(Plotting code records)
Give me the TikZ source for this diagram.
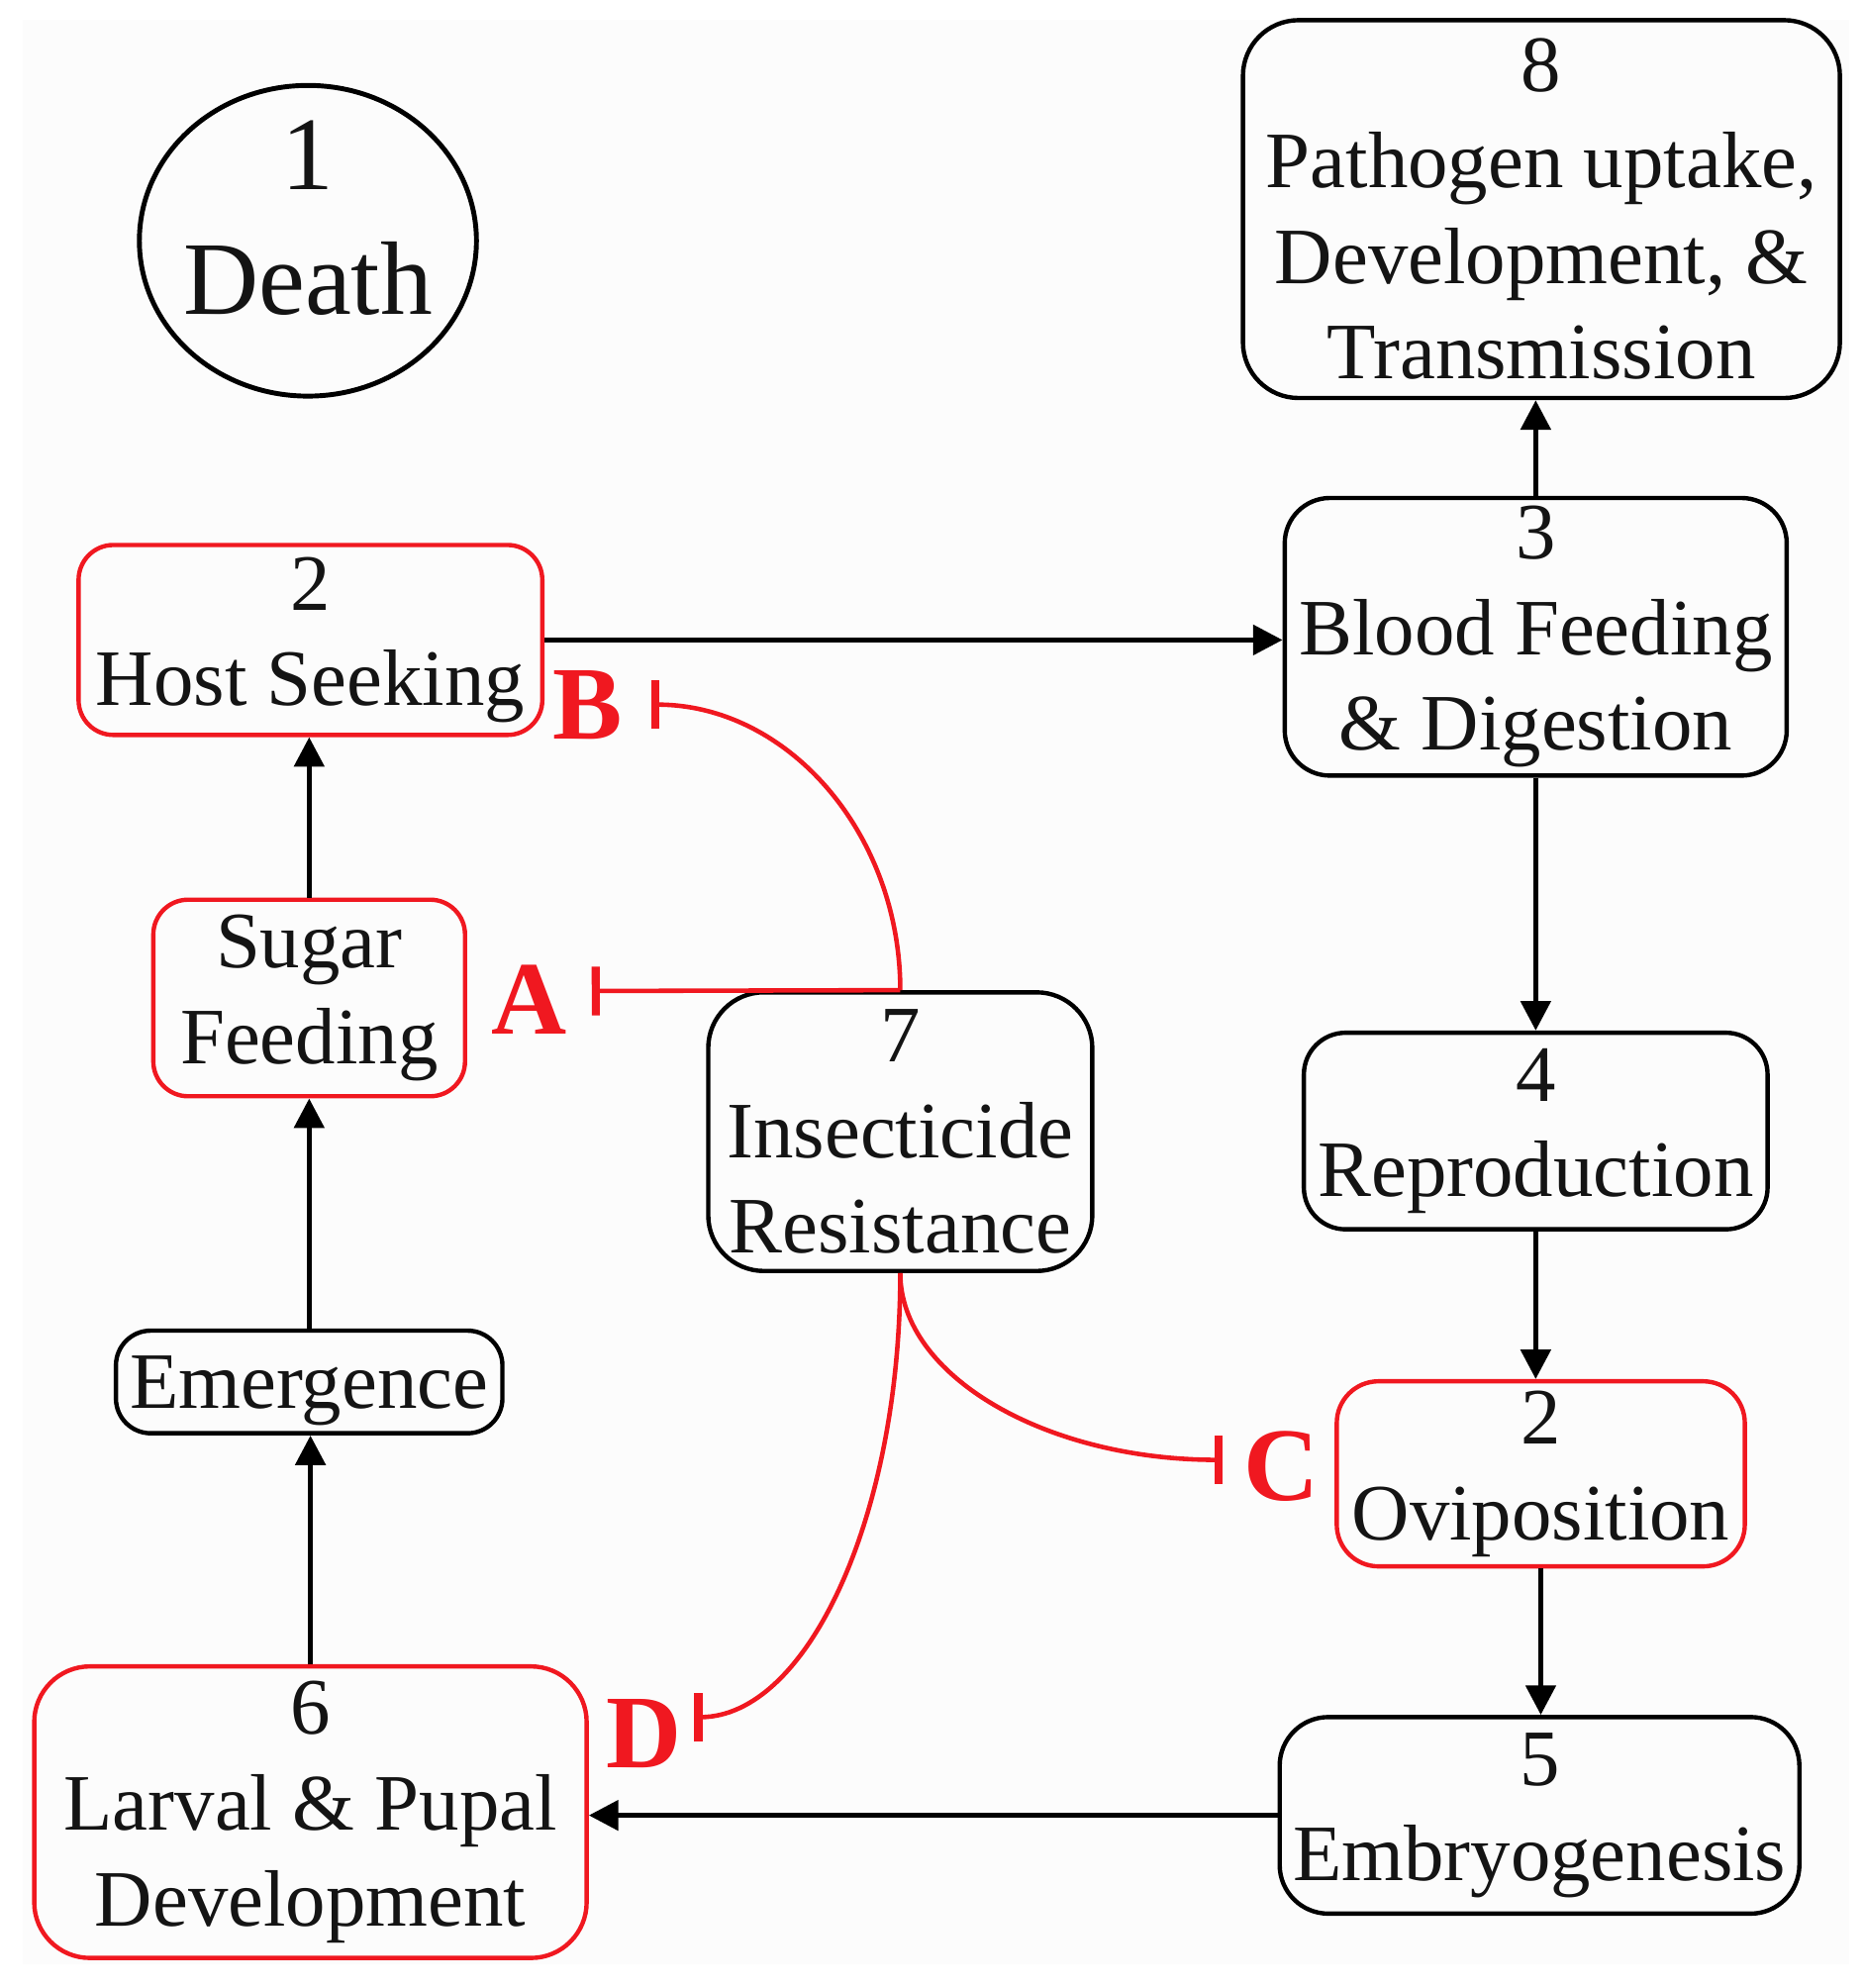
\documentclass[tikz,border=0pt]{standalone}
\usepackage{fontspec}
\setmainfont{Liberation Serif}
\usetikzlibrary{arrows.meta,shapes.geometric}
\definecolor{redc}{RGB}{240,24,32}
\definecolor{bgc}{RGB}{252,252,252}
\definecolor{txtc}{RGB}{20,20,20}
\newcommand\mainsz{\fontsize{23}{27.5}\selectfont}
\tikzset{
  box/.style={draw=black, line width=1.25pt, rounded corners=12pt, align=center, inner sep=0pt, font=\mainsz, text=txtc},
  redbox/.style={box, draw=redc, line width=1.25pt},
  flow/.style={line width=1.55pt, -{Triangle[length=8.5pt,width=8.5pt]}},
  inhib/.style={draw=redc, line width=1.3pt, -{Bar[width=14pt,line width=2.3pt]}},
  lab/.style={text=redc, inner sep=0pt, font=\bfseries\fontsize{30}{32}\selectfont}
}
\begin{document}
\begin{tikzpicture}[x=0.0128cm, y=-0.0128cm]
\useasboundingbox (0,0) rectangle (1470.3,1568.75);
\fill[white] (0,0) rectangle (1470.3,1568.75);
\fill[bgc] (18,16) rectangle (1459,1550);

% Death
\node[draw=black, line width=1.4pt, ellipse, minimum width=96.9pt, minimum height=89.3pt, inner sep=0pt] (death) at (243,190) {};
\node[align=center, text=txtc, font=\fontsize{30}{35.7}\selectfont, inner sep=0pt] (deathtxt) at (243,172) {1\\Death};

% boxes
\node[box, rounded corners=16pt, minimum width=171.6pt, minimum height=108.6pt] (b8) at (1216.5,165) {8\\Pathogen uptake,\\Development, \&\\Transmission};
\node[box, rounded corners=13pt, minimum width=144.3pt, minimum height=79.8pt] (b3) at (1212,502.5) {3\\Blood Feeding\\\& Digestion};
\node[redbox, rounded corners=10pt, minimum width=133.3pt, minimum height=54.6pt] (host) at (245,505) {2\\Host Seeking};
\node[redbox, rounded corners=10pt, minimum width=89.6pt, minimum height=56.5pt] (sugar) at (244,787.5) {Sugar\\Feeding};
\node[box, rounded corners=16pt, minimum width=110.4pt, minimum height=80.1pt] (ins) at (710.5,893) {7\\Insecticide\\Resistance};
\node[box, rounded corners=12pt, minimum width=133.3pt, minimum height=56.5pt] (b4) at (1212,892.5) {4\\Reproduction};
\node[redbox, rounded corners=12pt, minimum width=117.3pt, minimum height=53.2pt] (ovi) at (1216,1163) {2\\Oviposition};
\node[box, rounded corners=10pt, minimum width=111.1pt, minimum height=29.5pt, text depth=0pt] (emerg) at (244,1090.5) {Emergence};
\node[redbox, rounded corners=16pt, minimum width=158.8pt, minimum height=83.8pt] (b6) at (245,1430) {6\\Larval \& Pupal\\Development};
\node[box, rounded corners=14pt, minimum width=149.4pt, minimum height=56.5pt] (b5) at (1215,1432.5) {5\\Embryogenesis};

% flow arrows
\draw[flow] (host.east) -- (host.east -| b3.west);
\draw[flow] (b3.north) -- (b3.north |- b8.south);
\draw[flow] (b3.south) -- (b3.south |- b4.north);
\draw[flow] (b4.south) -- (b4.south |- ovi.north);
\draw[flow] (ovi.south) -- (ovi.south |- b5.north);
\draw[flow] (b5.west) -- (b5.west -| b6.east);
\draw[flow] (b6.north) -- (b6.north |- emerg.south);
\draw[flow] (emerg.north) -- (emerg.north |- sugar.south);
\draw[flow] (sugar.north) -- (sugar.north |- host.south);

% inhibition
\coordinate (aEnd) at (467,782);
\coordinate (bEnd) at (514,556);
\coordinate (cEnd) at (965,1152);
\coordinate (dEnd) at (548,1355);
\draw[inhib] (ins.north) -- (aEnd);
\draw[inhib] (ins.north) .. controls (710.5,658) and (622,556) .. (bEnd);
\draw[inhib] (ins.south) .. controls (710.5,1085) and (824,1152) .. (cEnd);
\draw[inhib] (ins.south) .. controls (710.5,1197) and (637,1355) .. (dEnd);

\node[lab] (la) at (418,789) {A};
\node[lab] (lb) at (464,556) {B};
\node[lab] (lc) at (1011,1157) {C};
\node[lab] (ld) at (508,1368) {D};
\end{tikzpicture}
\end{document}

...

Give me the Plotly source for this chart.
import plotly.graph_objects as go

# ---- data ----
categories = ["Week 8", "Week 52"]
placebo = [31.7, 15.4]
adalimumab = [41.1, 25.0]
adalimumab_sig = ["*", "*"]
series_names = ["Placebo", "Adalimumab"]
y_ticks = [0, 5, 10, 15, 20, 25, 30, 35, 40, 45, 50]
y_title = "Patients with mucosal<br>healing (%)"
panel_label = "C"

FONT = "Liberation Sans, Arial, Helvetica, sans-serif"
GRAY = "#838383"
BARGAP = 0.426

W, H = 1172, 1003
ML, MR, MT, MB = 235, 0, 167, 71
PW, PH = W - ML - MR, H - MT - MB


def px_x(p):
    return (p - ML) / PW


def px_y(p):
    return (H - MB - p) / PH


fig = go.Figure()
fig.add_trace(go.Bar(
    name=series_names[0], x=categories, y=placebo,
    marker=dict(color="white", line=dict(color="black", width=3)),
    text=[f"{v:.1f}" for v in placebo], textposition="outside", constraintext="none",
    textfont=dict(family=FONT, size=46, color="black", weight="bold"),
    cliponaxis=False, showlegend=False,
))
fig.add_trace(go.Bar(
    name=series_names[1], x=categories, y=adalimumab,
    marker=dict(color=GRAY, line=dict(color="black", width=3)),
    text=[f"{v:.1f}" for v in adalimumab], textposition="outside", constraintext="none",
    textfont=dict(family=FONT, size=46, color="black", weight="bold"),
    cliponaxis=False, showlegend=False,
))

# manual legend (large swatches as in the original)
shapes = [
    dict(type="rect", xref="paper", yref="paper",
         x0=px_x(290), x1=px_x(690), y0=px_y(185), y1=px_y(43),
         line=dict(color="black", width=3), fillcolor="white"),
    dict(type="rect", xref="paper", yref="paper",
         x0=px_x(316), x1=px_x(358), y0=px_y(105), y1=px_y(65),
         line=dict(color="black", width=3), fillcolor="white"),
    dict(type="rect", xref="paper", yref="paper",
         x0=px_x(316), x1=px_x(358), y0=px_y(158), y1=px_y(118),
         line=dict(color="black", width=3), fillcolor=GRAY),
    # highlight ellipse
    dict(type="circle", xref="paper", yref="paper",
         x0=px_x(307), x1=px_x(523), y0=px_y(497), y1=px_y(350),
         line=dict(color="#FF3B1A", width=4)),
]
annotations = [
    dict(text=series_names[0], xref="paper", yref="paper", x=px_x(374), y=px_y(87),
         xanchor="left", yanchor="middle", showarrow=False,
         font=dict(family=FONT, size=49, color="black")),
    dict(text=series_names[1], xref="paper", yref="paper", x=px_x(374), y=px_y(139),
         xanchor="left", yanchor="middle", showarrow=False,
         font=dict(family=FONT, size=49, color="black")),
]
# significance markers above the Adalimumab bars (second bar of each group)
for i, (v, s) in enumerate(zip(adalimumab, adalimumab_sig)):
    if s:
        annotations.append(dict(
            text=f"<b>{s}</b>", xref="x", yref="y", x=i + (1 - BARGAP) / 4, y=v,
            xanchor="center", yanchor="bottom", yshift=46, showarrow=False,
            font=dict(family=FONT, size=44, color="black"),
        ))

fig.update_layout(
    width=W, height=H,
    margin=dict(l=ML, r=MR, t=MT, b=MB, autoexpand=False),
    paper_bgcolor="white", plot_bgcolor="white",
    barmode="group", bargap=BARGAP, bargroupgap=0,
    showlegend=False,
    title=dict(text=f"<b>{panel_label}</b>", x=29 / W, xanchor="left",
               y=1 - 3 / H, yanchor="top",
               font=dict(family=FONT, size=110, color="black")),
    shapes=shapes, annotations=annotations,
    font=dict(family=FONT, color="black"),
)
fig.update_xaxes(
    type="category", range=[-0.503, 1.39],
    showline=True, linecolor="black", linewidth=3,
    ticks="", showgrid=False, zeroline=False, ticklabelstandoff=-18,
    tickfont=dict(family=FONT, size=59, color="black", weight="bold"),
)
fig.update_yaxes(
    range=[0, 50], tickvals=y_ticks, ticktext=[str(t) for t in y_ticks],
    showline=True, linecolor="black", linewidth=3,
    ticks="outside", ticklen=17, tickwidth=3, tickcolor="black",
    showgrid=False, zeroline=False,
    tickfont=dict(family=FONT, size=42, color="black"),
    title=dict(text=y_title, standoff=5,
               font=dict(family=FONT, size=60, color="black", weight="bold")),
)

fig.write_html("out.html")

--

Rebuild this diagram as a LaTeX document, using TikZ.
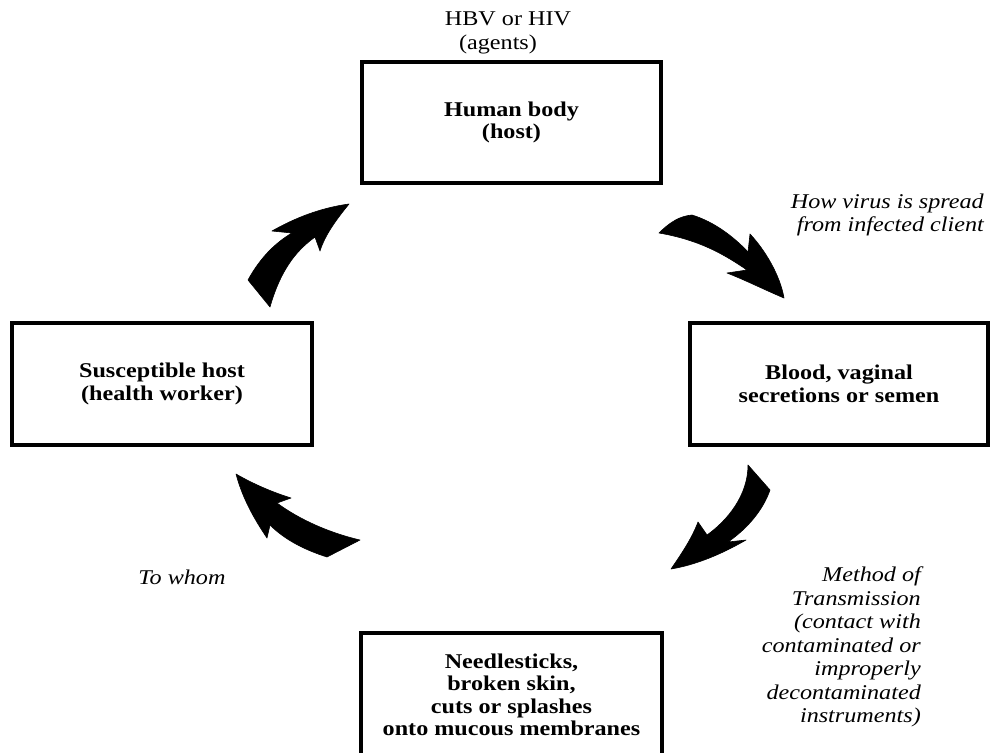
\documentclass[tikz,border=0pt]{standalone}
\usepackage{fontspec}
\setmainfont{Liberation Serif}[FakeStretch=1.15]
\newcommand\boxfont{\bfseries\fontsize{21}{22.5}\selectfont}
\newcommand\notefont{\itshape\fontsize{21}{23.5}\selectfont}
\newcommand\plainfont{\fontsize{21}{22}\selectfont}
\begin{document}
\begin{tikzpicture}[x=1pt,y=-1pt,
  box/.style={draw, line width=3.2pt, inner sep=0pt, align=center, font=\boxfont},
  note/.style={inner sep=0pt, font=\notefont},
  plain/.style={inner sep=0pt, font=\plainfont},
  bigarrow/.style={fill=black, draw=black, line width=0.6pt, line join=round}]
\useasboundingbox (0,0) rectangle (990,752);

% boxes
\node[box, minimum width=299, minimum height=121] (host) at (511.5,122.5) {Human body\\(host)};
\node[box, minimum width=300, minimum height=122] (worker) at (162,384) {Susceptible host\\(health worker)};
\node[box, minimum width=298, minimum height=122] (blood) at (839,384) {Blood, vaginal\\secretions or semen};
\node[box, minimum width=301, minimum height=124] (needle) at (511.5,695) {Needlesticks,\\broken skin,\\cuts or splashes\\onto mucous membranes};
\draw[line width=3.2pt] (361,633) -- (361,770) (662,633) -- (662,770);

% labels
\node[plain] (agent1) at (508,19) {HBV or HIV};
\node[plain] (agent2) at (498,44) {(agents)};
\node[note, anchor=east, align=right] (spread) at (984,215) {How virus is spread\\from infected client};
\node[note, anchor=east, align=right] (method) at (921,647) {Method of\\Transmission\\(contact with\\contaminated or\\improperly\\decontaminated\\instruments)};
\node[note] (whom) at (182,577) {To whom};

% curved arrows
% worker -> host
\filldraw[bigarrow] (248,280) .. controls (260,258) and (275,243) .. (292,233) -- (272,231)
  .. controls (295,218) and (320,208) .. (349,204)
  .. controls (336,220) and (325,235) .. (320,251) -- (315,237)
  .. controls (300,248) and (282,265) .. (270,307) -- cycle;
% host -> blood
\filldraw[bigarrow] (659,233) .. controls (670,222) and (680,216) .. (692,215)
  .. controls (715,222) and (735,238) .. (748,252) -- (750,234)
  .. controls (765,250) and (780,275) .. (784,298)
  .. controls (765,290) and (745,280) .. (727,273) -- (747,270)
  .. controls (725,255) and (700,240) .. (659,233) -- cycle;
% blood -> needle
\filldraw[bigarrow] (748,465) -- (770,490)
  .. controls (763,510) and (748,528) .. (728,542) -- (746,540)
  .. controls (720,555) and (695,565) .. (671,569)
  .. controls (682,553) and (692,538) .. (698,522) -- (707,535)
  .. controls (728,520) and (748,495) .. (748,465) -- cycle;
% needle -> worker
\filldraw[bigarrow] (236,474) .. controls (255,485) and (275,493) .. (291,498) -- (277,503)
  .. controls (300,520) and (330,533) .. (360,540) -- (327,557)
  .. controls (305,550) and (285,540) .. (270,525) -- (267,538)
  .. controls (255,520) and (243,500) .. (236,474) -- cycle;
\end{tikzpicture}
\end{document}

TASK BRIEF: Copy exactly the material above from the line with "Rebuild this diagram" to the line with "(whom) at (182,577)", ends included, and nothing else. Leave out any picture.

SOLUTION TO THIS TASK:
Rebuild this diagram as a LaTeX document, using TikZ.
\documentclass[tikz,border=0pt]{standalone}
\usepackage{fontspec}
\setmainfont{Liberation Serif}[FakeStretch=1.15]
\newcommand\boxfont{\bfseries\fontsize{21}{22.5}\selectfont}
\newcommand\notefont{\itshape\fontsize{21}{23.5}\selectfont}
\newcommand\plainfont{\fontsize{21}{22}\selectfont}
\begin{document}
\begin{tikzpicture}[x=1pt,y=-1pt,
  box/.style={draw, line width=3.2pt, inner sep=0pt, align=center, font=\boxfont},
  note/.style={inner sep=0pt, font=\notefont},
  plain/.style={inner sep=0pt, font=\plainfont},
  bigarrow/.style={fill=black, draw=black, line width=0.6pt, line join=round}]
\useasboundingbox (0,0) rectangle (990,752);

% boxes
\node[box, minimum width=299, minimum height=121] (host) at (511.5,122.5) {Human body\\(host)};
\node[box, minimum width=300, minimum height=122] (worker) at (162,384) {Susceptible host\\(health worker)};
\node[box, minimum width=298, minimum height=122] (blood) at (839,384) {Blood, vaginal\\secretions or semen};
\node[box, minimum width=301, minimum height=124] (needle) at (511.5,695) {Needlesticks,\\broken skin,\\cuts or splashes\\onto mucous membranes};
\draw[line width=3.2pt] (361,633) -- (361,770) (662,633) -- (662,770);

% labels
\node[plain] (agent1) at (508,19) {HBV or HIV};
\node[plain] (agent2) at (498,44) {(agents)};
\node[note, anchor=east, align=right] (spread) at (984,215) {How virus is spread\\from infected client};
\node[note, anchor=east, align=right] (method) at (921,647) {Method of\\Transmission\\(contact with\\contaminated or\\improperly\\decontaminated\\instruments)};
\node[note] (whom) at (182,577) {To whom};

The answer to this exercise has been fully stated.